My Approach: Rapid Prototyping & Cross-Functional Collaboration
As the bridge between design and engineering, I redesigned the core interactive loops and collaborated closely with the engineering team to rapidly implement, debug, and iterate on solutions.
Challenge 1 — Cognitive Overload & Skipped Onboarding
Players ignored floating 2D pop-ups and voiceovers, failing to learn basic locomotion. They skipped the tutorial entirely, leading to confusion and frustration ("How do I move?").
I redesigned the onboarding flow with karaoke-style highlighted subtitles and a physical "Shoot to Continue" interactive button — requiring active player engagement and guaranteeing they understood the core mechanics before the game started.
Challenge 2 — Cluttered FOV (Field of View)
Screen-space UI blocked the player's spatial awareness, breaking immersion. The existing 2D UI was visually appealing but obscured the majority of the player's field of view.
I conceptualized moving the intrusive floating UI into the diegetic space. We created a virtual monitor inside the airboat cockpit, allowing players to naturally look down to check their stats and information — maximizing the immersive spatial view.
Challenge 3 — VR Motion Sickness
A mismatch between the physical Qubic QS-S25 rig movements and visual acceleration caused severe discomfort. Players experienced nausea during amplified head rotations.
Led internal calibration sessions to fine-tune the Qubic motion rig's responsiveness. Iterated on the airboat's virtual speed and camera motion based on qualitative feedback, successfully bridging the sensory gap.
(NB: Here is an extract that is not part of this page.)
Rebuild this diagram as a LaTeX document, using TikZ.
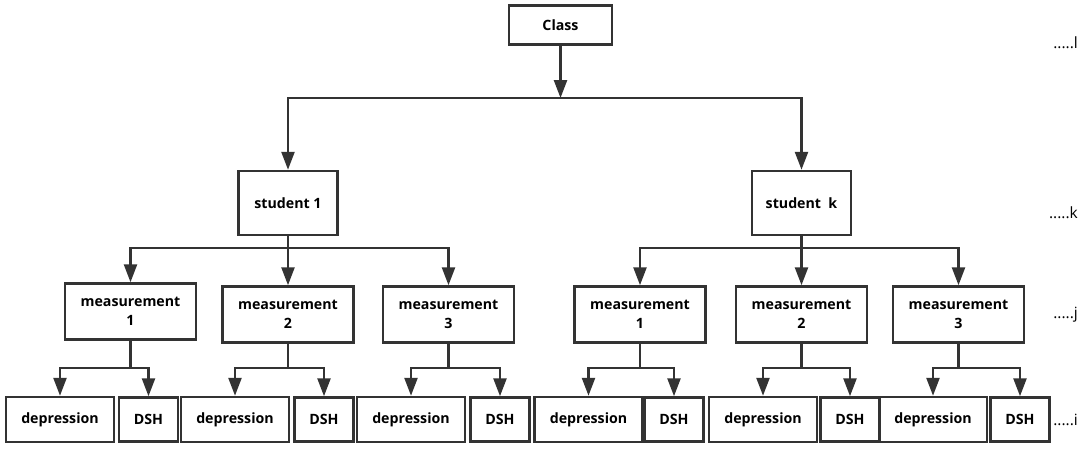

Research-Backed Comfort Mechanics: Inspired by existing research on VR locomotion, I conceptualized a dynamic vignetting effect triggered during amplified head rotations. Collaborated with the engineering team to implement it, which successfully reduced nausea and received overwhelmingly positive user feedback.
Assessing Vignetting as a Means to Reduce VR Sickness During Amplified Head Rotations — N Norouzi
Challenge 4 — Spatial Wayfinding
Players easily lost their sense of direction in the homogenous 360° swamp environment, frequently getting lost in the vast levels.
I integrated environmental signposting (e.g., in-world signs and spatial UI markers). These served as clear visual landmarks, intuitively guiding players through the levels and toward the destination without breaking immersion.
Translating Narrative into Interactive Mechanics
As the Creative Director, I designed core gameplay mechanics to ensure the environmental message ("Eco-Repair") was felt through actions, not just words:
Implemented a behavioral loop where shooting native wildlife (e.g., alligators) triggers a temporary 'freeze' penalty and an NPC warning message. This trains players to consciously identify targets.
When shot, specific plant assets scatter seeds throughout the environment — a direct interactive metaphor for restoring the ecosystem.
Challenge 5 — Lack of Visual Pacing
Homogenous environments with no clear progression. Every level looked the same, making the experience feel monotonous and directionless.
Completely revamped the dull, homogenous scenes into distinct, emotionally driven levels with clear visual pacing and progression.
Playtesting & User Research
Designed and executed a multi-stage playtesting pipeline: Internal Calibration → Closed-group tests → Public sessions. Metrics tracked included Presence/Immersion, Engagement (mission completion rates), and Comfort.